I’ve told the story years ago about some of my early years, and when I uncovered a drug distribution network in one of my old neighborhoods, I thought the police would be happy to hear it. I took the case to the mayor of Mason himself, and before it was all said and done, it involved even public officials in the city of Cincinnati mayor’s office at the time. It involved the FBI too and the media. For a while, it was a full-on war that eventually, the police came to my home to talk sense to us, and they said to my wife and me in our living room, “if you want to live in a nice neighborhood, why don’t you move to one.” Which, at the time, we thought was a pretty good neighborhood. It was a starter neighborhood in Mason; we liked the school. My wife was a volunteer there. And we wanted to help keep our community nice. But a percentage of the police force found easy money in selling drugs or allowing teenagers to sell drugs, and they facilitated it. And some good cops wanted to do a good job, and they would tell me that their hands were tied. When the city’s mayor wouldn’t prosecute hours and hours and hours of drug deals I had on tape filmed from the living room window of my house across the street where they were selling, I knew I was in trouble. I remember how it felt, and I see those same feelings coming out in young people in their 30s and 40s who don’t understand why the Lakota schools would take the position they have on the bad conduct of their superintendent. And why would the police and prosecutor not take the situation seriously?

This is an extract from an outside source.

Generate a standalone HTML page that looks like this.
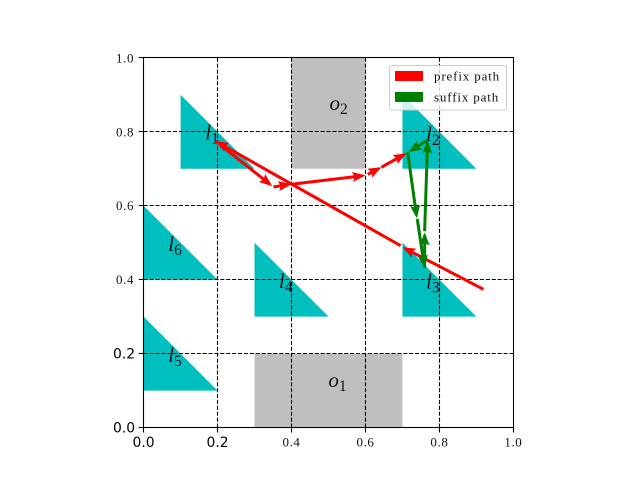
<!DOCTYPE html>
<html>
<head>
<meta charset="utf-8">
<style>
html,body{margin:0;padding:0;background:#fff;}
svg{display:block;position:absolute;left:0;top:0;}
.serif{font-family:"Liberation Serif",serif;fill:#111;}
.sans{font-family:"DejaVu Sans",sans-serif;fill:#000;font-size:13.9px;}
</style>
</head>
<body>
<svg id="chart" width="640" height="480" viewBox="0 0 640 480" xmlns="http://www.w3.org/2000/svg"></svg>
<script>
const triangleNames = ['l1','l2','l3','l4','l5','l6'];
const triangleX = [0.1,0.7,0.7,0.3,0.0,0.0];
const triangleY = [0.7,0.7,0.3,0.3,0.1,0.4];
const triangleSize = 0.2;
const obstacleNames = ['o1','o2'];
const obstacleX0 = [0.3,0.4];
const obstacleX1 = [0.7,0.6];
const obstacleY0 = [0.0,0.7];
const obstacleY1 = [0.2,1.0];
const regionLabelX = [0.183,0.78,0.78,0.382,0.083,0.083,0.516,0.519];
const regionLabelY = [0.795,0.791,0.392,0.394,0.194,0.494,0.126,0.875];
const regionLabelBase = ['l','l','l','l','l','l','o','o'];
const regionLabelSub = ['1','2','3','4','5','6','1','2'];
const gridTicks = [0.2,0.4,0.6,0.8];
const sansTicks = [0.0,0.2];
const serifTicksX = [0.4,0.6,0.8,1.0];
const serifTicksY = [0.4,0.6,0.8,1.0];
const prefixFromX = [0.919,0.695,0.194,0.351,0.400,0.606,0.643];
const prefixFromY = [0.374,0.492,0.775,0.651,0.658,0.685,0.704];
const prefixToX = [0.700,0.194,0.348,0.400,0.600,0.643,0.711];
const prefixToY = [0.488,0.775,0.653,0.658,0.682,0.704,0.742];
const suffixFromX = [0.714,0.740,0.760,0.760,0.768];
const suffixFromY = [0.745,0.564,0.431,0.531,0.777];
const suffixToX = [0.739,0.760,0.760,0.768,0.716];
const suffixToY = [0.566,0.431,0.528,0.777,0.745];
const legendLabels = ['prefix path','suffix path'];
const legendColors = ['#ff0000','#008000'];

const NS = 'http://www.w3.org/2000/svg';
const svg = document.getElementById('chart');
const X0 = 143.6, X1 = 513.4, Y0 = 427.6, Y1 = 57.8;
function sx(v){ return X0 + (X1 - X0) * v; }
function sy(v){ return Y0 - (Y0 - Y1) * v; }
function snap(p){ return Math.floor(p) + 0.5; }
function add(tag, attrs, parent){
  const el = document.createElementNS(NS, tag);
  for (const k in attrs) el.setAttribute(k, attrs[k]);
  (parent || svg).appendChild(el);
  return el;
}

/* obstacles */
obstacleNames.forEach(function(n, i){
  const r = add('rect', {x: sx(obstacleX0[i]), y: sy(obstacleY1[i]), width: sx(obstacleX1[i]) - sx(obstacleX0[i]), height: sy(obstacleY0[i]) - sy(obstacleY1[i]), fill: '#bfbfbf'});
  
  
});

/* triangles */
triangleNames.forEach(function(n, i){
  const x = triangleX[i], y = triangleY[i];
  const pts = [[x,y],[x,y + triangleSize],[x + triangleSize,y]].map(function(p){ return sx(p[0]) + ',' + sy(p[1]); }).join(' ');
  const t = add('polygon', {points: pts, fill: '#00bfbf'});
  
  
});

/* grid */
gridTicks.forEach(function(v){
  const gx = add('line', {x1: snap(sx(v)), x2: snap(sx(v)), y1: Y0, y2: Y1, stroke: '#000', 'stroke-width': 1.1, 'stroke-dasharray': '4.1 1.8'});
  
  
  const gy = add('line', {x1: X0, x2: X1, y1: snap(sy(v)), y2: snap(sy(v)), stroke: '#000', 'stroke-width': 1.1, 'stroke-dasharray': '4.1 1.8'});
  
  
});

/* region labels */
regionLabelBase.forEach(function(b, i){
  const t = add('text', {x: sx(regionLabelX[i]) - 6, y: sy(regionLabelY[i]) + 6, 'font-size': 21, 'font-style': 'italic', class: 'serif'});
  t.textContent = b;
  const s = add('tspan', {dy: 4, 'font-size': 15.5, 'font-style': 'normal'}, t);
  s.textContent = regionLabelSub[i];
  
  
});

/* arrows */
function drawArrows(fromX, fromY, toX, toY, color, name){
  fromX.forEach(function(_, i){
    const ax = sx(fromX[i]), ay = sy(fromY[i]), bx = sx(toX[i]), by = sy(toY[i]);
    const len = Math.hypot(bx - ax, by - ay) || 1;
    const ux = (bx - ax) / len, uy = (by - ay) / len;
    const hl = Math.min(13, Math.max(len, 9)), hw = 5;
    const mx = bx - ux * hl, my = by - uy * hl;
    const g = add('g', {});
    
    
    add('line', {x1: ax, y1: ay, x2: bx - ux * 3, y2: by - uy * 3, stroke: color, 'stroke-width': 3}, g);
    const pts = [
      [bx, by],
      [mx - uy * hw, my + ux * hw],
      [mx + ux * 2, my + uy * 2],
      [mx + uy * hw, my - ux * hw]
    ].map(function(p){ return p[0] + ',' + p[1]; }).join(' ');
    add('polygon', {points: pts, fill: color}, g);
  });
}
drawArrows(prefixFromX, prefixFromY, prefixToX, prefixToY, '#ff0000', 'prefix-path');
drawArrows(suffixFromX, suffixFromY, suffixToX, suffixToY, '#008000', 'suffix-path');

/* spines */
const frame = add('rect', {x: snap(X0), y: snap(Y1), width: snap(X1) - snap(X0), height: snap(Y0) - snap(Y1), fill: 'none', stroke: '#000', 'stroke-width': 1.1});



/* ticks */
function tickX(v, label, cls, size, dy){
  add('line', {x1: snap(sx(v)), x2: snap(sx(v)), y1: Y0, y2: Y0 + 4.9, stroke: '#000', 'stroke-width': 1.1});
  const t = add('text', {x: sx(v), y: Y0 + dy, 'text-anchor': 'middle', class: cls});
  if (size) { t.setAttribute('font-size', size); t.setAttribute('letter-spacing', '0.6'); }
  t.textContent = label;
  
  
}
function tickY(v, label, cls, size, dx, dy){
  add('line', {x1: X0, x2: X0 - 4.9, y1: snap(sy(v)), y2: snap(sy(v)), stroke: '#000', 'stroke-width': 1.1});
  const t = add('text', {x: X0 - dx, y: sy(v) + dy, 'text-anchor': 'end', class: cls});
  if (size) { t.setAttribute('font-size', size); t.setAttribute('letter-spacing', '0.6'); }
  t.textContent = label;
  
  
}
sansTicks.forEach(function(v){
  tickX(v, v.toFixed(1), 'sans', 0, 19.3);
  tickY(v, v.toFixed(1), 'sans', 0, 8.5, 5);
});
serifTicksX.forEach(function(v){ tickX(v, v.toFixed(1), 'serif', 13, 19); });
serifTicksY.forEach(function(v){ tickY(v, v.toFixed(1), 'serif', 13, 9.5, 4.5); });

/* legend */
const legend = add('g', {});


add('rect', {x: 389.5, y: 65.5, width: 117, height: 44.5, rx: 2, ry: 2, fill: '#fff', 'fill-opacity': 0.8, stroke: '#ccc', 'stroke-width': 1}, legend);
legendLabels.forEach(function(label, i){
  const y = 71 + i * 21;
  const sw = add('rect', {x: 395, y: y, width: 28, height: 10, fill: legendColors[i]}, legend);
  
  
  const t = add('text', {x: 434, y: y + 9.5, 'font-size': 13, 'letter-spacing': '0.85', class: 'serif'}, legend);
  t.textContent = label;
  
  
});
</script>
</body>
</html>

I’ve asked those same questions, and I wrote a book to propose what could be done about it. I have learned that many of our society’s institutions are contaminated with diabolical evil, and they want to keep it that way. They try to convince us that it’s not so. But we see it playing out everywhere, whether it’s our national policies, global problems, or local school system. Evil grows in institutions where good people are told to put on the blinders and trust the authorities. And the truth is, you can never trust them. It’s not that people start out in life as evil, but with each new bad decision they make, they become more so with each one. They seek refuge in the teacher’s union or government institution. Bad things turn into everyday things, and the basic collectivism of an administrative state defines itself as the facilitator of what is bad in the world by its very nature. And evil protects itself from the judgment of people who haven’t become that way yet. And even worse, people who are in those systems don’t see themselves as evil; they think any attack on the system they serve as evil, so it’s not hard for them to have a good laugh when they have pushed back against our judgment for thinking what they were are doing is wrong. I didn’t listen to those Mason cops for about two years. We stayed in that little house longer than we needed to, but we eventually moved. It was the right thing for us, but I hated giving the impression to them that we were giving them what they wanted. But my family was miserable with all the constant fighting. Every time we left our home to go someplace, it was like there was a party where the entire street would celebrate our departure. It was a horrible thing to go through, and when we did move to a home where we had a lot more space and could control our neighborhood much better, we were much better off.
But should it be that way? Of course not. And I took what I learned from those experiences and have committed myself to a continuation that fights on the ground that I control, and that’s how it will always be for me. I would say that if you want good in the world, you have to work 1000X harder than evil to have just a little bit of good. And that it’s worth all the work. And when evil mocks you, as they clearly are in Lakota schools over their display of a rigged system against the taxpayers, a system that they control, and are supported by other institutions committed to the same Liberal World Order, understand what you are looking at. If they hate you, you are serving the side of good. You are showing kids that there are options in the world and that there isn’t only one decision, to be pushed through the meat grinder of liberalism and to have their intellects destroyed before they even have a chance at a good life. The system may be rigged for the efforts of evil, but that doesn’t mean we are helpless. It just means that fighting for what’s right is much harder than they told us growing up. They don’t tell stories about how it is on television or in movies. They don’t write songs about how evil works in the world. So many people are broad-sided when they have to confront it. Only the church deals with this issue; many people don’t have a relationship with the church these days, and when they do, they can’t see how to apply it to their daily lives. But remember, when you see them mocking you, remember that the information you learn from them is far better than the results you hope for. And buckle down for the fight and know that you will have to work much harder than them for positive results. Then knowing that you will be much more prepared to do what’s right for the world. It’s worth the fight, even though it doesn’t feel that way most of the time. But it’s a lot of work. Many people don’t want to work hard to do what’s right. It’s much easier to cave to the pressure of evil, which is how it spreads.